The Bureau of Alcohol, Tobacco, Firearms and Explosives has pulled the plug on its pilot contract for Webloc, a commercial phone tracking product, after a wave of legal and privacy alarms from lawmakers, a judge and a prosecutor. ATF officials say the tool ultimately “did not meet our needs” and that the agency is now reviewing other vendor agreements, ending a short but very public spotlight on how ad tech location feeds are slipping into criminal investigations.
According to The Associated Press, ATF described the Webloc purchase as a limited pilot and told reporters it is not currently using any other ad tech sourced services. The AP reports that the cancellation followed pointed congressional questions after ATF Director Robert Cekada acknowledged the agency had bought commercial geolocation data, a revelation that privacy advocates and lawmakers said ran headfirst into Fourth Amendment concerns.
What Webloc Does
Researchers at Citizen Lab concluded that Webloc was originally developed by Cobwebs Technologies and later sold by Penlink. Their analysis says the system hoovers up location signals from ordinary consumer apps and advertising networks, then stitches them together to reconstruct device movement histories that can reach back years. The report claims Webloc can tap records tied to hundreds of millions of devices. Privacy experts warn that ad tech location trails like these can generate intimate movement profiles without the traditional carrier subpoenas or court approved warrants.
Lawmakers Forced A Review
Sen. Ron Wyden’s office and Rep. Michael Cloud say their oversight pushed ATF to shut down the Webloc pilot. Wyden’s release states that the agency ran 341 queries during the test period, including 222 searches tied to active ATF case numbers. He called the cancellation “a victory for Americans’ constitutional rights,” and both lawmakers urged Congress to close the legal loophole that lets agencies buy precise location data instead of getting a judge to sign off. Those disclosures came on the heels of public questioning of ATF leadership in May.
Where It Blew Up In Court
In at least one arson investigation, a prosecutor and a judge reportedly voiced “serious discomfort” with evidence that traced back to Webloc’s ad tech data, according to CyberScoop. Investigators in that case ultimately backed up and secured a traditional court order for bulk cell tower records instead. The episode highlighted how unsettled the law still is around commercial location feeds and the reach of the Fourth Amendment.
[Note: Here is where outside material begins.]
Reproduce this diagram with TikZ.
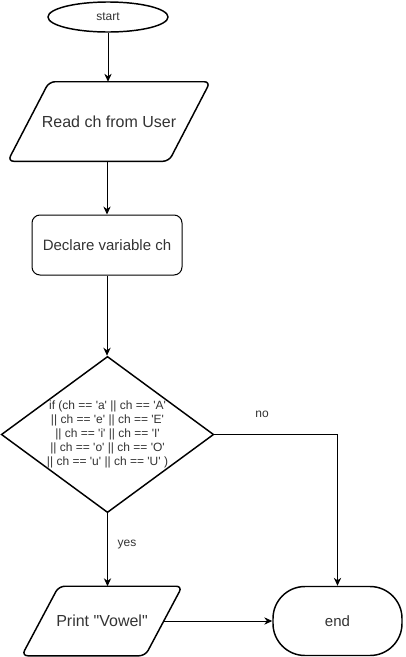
\documentclass[tikz,border=0pt]{standalone}
\usepackage{fontspec}
\setmainfont{Liberation Sans}[Ligatures=TeXOff]
\usetikzlibrary{shapes.geometric,arrows.meta}
\definecolor{txt}{HTML}{333333}
\begin{document}
\begin{tikzpicture}[x=0.75pt,y=-0.75pt,
  base/.style={draw=black, text=txt, inner sep=0pt, align=center},
  term/.style={base, ellipse, line width=1.1pt, font=\fontsize{9}{10.8}\selectfont},
  io/.style={text=txt, inner sep=0pt, align=center, rectangle, font=\fontsize{12}{14.4}\selectfont},
  ioline/.style={draw=black, line width=1.1pt, rounded corners=4.5pt},
  proc/.style={base, rectangle, rounded corners=6pt, line width=0.75pt, font=\fontsize{11.25}{13.5}\selectfont},
  cond/.style={base, diamond, aspect=1.36, line width=1.1pt, font=\fontsize{9}{10.5}\selectfont},
  stopbox/.style={base, rectangle, rounded corners=24pt, line width=1.1pt, font=\fontsize{11.25}{13.5}\selectfont},
  flow/.style={draw=black, line width=0.75pt, -{Stealth[length=6pt,width=5.5pt]}},
  lbl/.style={text=txt, font=\fontsize{9}{10.8}\selectfont}
]
\useasboundingbox (0,0) rectangle (405,657);

% shapes of the flowchart
\node[term, minimum width=90pt, minimum height=22.5pt] (start) at (108,17) {start};

\node[io, minimum width=151.5pt, minimum height=59.25pt] (read) at (109,121.5) {Read ch from User};
\draw[ioline] (read.south west) -- ([xshift=31pt]read.north west) -- (read.north east)
  -- ([xshift=-31pt]read.south east) -- cycle;

\node[proc, minimum width=112.5pt, minimum height=45pt] (decl) at (107,245) {Declare variable ch};

\node[cond, minimum width=158.25pt, minimum height=116.25pt] (dec) at (107.5,434.5)
  {if (ch == 'a' || ch == 'A'\\|| ch == 'e' || ch == 'E'\\|| ch == 'i' || ch == 'I'\\|| ch == 'o' || ch == 'O'\\|| ch == 'u' || ch == 'U' )};

\node[io, minimum width=120pt, minimum height=51.75pt] (print) at (102,621) {Print "Vowel"};
\draw[ioline] (print.south west) -- ([xshift=27.75pt]print.north west) -- (print.north east)
  -- ([xshift=-27.75pt]print.south east) -- cycle;
\coordinate (printR) at ([xshift=-13.9pt]print.east);

\node[stopbox, minimum width=96.75pt, minimum height=51.75pt] (end) at (337.5,621) {end};

% branch labels
\node[lbl] (nolbl) at (262,414) {no};
\node[lbl] (yeslbl) at (127,545) {yes};

% connectors
\draw[flow] (start.south) -- (start.south |- read.north);
\draw[flow] (decl.north |- read.south) -- (decl.north);
\draw[flow] (decl.south) -- (decl.south |- dec.north);
\draw[flow] (dec.east) -| (end.north);
\draw[flow] (dec.south) -- (dec.south |- print.north);
\draw[flow] (printR) -- (printR -| end.west);
\end{tikzpicture}
\end{document}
Courts have been wrestling with whether large scale location datasets should be treated like carrier historical records ever since the Supreme Court decision in Carpenter v. United States, which requires warrants for certain historical location information.
It's Not Just ATF
Reporting and research have identified other U.S. government customers for Webloc and similar ad tech location tools, including Immigration and Customs Enforcement and some military and local law enforcement units. Critics say those purchases have continued despite the newfound scrutiny, according to The Associated Press. A bipartisan group of lawmakers has floated bills that would ban warrantless purchases of precise location data, and privacy advocates argue that clear legislation is the only real fix. For now, some agencies are shifting back toward court orders while the oversight fights and legal debates grind on.
What Comes Next
ATF says it will keep reviewing its other vendor agreements, while the company now marketing Webloc prominently advertises its work with law enforcement customers on its website. Penlink presents its products as tools that help support lawful investigations and compliance requirements.
Local outlets including FOX 5 Atlanta have been tracking the fallout as lawmakers and civil liberties advocates press for clearer limits on ad tech surveillance. For now, the canceled contract leaves a bigger unresolved question hanging over federal and local investigators: how far they can lean on commercial location data in the name of public safety without trampling on privacy and constitutional protections.